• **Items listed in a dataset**
┄┄┄┄┄┄┄┄┄┄┄┄┄┄┄┄┄┄┄┄

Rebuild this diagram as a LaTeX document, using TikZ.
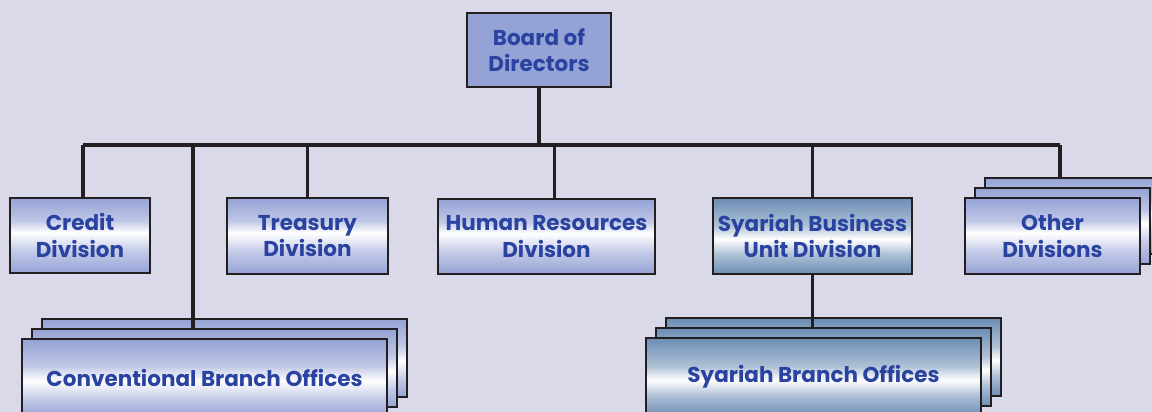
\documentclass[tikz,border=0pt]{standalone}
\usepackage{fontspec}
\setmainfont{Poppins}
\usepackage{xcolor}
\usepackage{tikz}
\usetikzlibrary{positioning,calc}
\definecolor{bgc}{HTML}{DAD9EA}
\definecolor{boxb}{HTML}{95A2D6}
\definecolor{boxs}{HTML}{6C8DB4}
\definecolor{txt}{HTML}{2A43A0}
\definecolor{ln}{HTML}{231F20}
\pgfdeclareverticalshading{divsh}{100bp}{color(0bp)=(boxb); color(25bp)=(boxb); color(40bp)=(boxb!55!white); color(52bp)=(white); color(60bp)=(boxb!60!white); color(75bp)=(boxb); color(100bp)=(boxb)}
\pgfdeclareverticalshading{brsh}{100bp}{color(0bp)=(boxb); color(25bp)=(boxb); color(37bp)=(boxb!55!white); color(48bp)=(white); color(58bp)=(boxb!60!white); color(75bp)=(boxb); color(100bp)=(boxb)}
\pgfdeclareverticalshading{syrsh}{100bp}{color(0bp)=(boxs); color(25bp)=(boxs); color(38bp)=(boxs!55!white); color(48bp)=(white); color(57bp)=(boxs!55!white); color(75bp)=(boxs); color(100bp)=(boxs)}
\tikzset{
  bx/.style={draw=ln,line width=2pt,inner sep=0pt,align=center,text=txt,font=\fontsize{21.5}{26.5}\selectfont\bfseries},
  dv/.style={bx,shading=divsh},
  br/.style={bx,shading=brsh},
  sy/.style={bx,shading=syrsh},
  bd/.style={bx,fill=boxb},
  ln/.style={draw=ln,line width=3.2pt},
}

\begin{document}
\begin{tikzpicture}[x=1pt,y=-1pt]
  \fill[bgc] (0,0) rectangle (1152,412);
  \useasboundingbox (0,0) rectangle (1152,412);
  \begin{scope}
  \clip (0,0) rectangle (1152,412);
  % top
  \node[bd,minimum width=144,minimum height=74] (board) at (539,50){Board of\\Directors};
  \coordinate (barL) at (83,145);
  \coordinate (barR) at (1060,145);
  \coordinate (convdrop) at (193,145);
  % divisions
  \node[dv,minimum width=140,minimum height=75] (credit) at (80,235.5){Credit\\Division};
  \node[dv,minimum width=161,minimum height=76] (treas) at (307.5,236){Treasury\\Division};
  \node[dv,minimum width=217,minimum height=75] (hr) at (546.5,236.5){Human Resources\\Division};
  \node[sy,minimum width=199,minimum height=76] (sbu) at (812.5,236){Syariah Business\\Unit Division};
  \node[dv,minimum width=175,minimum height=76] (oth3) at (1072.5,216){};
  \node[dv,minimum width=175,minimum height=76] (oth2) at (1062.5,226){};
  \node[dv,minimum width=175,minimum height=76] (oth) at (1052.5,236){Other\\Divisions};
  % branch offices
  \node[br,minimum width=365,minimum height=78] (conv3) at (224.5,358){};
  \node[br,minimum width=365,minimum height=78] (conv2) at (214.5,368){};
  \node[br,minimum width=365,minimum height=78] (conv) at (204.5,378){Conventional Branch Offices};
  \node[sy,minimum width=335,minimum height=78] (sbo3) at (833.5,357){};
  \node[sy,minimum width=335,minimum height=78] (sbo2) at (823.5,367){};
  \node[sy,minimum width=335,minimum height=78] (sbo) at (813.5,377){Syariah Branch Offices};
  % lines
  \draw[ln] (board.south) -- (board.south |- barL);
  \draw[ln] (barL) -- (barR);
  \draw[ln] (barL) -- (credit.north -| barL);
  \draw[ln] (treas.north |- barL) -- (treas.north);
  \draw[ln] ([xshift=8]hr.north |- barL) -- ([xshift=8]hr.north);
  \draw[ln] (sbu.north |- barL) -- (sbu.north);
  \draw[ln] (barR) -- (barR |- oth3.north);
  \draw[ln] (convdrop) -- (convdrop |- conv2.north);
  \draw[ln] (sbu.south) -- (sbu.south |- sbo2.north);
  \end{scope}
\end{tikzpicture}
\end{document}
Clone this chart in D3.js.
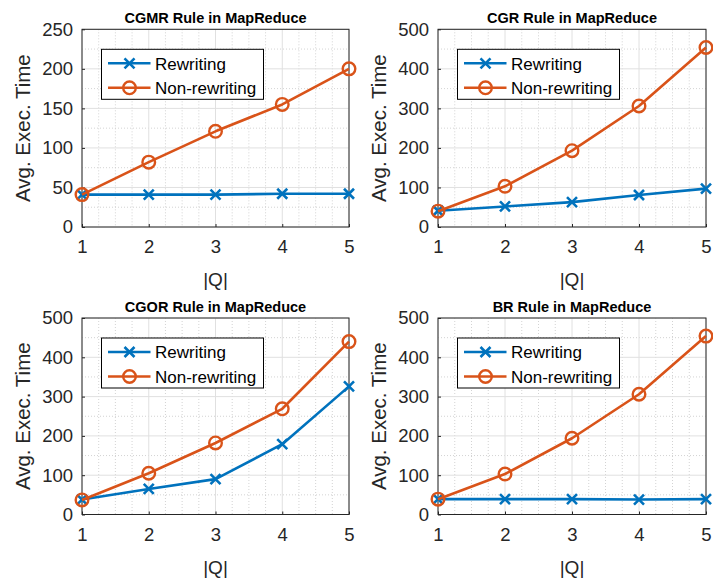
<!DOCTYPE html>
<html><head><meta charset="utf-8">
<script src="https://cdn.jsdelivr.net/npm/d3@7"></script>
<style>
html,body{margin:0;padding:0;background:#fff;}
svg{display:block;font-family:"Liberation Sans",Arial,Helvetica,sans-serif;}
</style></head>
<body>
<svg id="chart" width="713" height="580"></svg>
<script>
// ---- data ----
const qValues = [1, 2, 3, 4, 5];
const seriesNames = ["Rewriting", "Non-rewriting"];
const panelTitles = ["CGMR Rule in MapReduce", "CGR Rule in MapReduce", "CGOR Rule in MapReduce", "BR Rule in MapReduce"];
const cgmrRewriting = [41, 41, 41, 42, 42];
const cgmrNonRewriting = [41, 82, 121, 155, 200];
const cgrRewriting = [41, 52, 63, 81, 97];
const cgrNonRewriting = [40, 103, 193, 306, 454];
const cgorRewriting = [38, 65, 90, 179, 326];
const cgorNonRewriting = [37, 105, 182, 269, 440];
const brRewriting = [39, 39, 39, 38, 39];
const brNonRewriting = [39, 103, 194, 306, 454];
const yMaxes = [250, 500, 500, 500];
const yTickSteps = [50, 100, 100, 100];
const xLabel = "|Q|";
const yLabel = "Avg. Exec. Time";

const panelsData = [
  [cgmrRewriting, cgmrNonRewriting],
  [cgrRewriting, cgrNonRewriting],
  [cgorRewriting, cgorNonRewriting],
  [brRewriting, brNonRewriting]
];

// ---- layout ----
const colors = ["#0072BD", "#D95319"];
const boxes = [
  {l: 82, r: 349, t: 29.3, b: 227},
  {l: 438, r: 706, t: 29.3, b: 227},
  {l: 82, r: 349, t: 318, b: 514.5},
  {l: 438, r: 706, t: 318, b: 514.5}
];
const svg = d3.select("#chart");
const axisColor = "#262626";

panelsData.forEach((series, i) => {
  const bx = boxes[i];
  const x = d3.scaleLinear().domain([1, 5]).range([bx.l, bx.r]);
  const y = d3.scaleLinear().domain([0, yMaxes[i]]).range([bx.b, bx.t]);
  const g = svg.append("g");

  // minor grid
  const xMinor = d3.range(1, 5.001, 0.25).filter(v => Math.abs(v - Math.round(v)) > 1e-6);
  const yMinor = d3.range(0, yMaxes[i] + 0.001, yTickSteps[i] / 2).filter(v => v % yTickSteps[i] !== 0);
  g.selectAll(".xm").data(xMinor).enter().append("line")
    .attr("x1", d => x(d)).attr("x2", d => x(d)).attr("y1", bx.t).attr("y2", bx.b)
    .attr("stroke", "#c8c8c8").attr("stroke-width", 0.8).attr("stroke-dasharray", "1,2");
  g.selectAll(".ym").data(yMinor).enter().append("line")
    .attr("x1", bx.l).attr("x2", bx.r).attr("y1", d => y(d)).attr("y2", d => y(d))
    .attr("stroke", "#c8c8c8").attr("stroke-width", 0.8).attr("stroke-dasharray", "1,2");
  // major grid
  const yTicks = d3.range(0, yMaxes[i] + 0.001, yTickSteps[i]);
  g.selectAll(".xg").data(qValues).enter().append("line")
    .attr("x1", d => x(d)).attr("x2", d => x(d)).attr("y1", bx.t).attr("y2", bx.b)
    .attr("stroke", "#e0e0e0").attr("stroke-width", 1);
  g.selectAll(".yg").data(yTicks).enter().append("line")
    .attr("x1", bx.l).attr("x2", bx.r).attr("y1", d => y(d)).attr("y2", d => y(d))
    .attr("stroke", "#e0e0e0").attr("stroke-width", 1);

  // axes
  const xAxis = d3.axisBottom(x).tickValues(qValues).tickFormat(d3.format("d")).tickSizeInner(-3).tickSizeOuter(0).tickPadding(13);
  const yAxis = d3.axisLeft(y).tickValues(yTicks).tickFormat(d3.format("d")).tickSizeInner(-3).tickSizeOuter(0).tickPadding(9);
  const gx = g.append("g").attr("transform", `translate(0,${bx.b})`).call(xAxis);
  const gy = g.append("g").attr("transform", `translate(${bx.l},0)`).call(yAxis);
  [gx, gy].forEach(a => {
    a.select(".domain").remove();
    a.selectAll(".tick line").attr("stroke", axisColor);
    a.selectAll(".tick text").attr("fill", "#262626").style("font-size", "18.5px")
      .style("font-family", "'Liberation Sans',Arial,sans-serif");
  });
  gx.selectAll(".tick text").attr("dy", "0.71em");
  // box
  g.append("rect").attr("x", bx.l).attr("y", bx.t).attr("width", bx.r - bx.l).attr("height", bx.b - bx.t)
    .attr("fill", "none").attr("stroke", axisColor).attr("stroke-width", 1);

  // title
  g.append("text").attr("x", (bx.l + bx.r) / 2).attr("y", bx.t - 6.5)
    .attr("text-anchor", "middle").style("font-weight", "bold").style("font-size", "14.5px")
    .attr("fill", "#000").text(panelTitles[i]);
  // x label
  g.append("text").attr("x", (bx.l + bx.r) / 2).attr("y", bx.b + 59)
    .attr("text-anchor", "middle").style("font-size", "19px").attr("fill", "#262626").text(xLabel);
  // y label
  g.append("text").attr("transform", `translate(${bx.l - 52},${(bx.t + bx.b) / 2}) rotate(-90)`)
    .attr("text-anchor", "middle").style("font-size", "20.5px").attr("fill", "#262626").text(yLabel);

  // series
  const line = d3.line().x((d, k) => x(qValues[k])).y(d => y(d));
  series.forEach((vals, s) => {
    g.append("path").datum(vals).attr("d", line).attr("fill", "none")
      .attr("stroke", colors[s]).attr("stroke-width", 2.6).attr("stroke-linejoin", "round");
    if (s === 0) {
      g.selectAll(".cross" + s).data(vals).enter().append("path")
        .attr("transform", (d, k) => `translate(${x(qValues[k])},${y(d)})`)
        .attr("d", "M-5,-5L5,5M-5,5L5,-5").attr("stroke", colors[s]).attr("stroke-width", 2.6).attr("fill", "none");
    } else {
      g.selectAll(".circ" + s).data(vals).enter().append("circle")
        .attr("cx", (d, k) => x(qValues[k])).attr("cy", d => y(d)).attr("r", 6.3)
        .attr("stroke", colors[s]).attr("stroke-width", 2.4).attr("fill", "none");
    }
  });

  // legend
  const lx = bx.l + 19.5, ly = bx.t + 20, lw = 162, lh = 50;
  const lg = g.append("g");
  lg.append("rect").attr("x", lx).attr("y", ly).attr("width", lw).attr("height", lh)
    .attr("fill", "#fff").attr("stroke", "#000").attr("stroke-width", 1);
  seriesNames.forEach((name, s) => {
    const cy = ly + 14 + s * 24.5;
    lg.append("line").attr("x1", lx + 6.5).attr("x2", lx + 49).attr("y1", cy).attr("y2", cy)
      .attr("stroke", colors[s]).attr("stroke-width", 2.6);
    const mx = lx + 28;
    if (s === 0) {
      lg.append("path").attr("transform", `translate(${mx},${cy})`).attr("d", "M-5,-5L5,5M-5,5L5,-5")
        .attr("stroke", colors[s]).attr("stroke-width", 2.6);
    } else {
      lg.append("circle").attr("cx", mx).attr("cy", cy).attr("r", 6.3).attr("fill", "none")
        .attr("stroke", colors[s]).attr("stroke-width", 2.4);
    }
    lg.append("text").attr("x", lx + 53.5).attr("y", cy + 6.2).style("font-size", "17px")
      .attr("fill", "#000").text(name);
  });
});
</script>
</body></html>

┄┄┄┄┄┄┄┄┄┄┄┄┄┄┄┄┄┄┄┄

List all lines holding the string "chart".

• **Result for this task**
Clone this chart in D3.js.
<svg id="chart" width="713" height="580"></svg>
const svg = d3.select("#chart");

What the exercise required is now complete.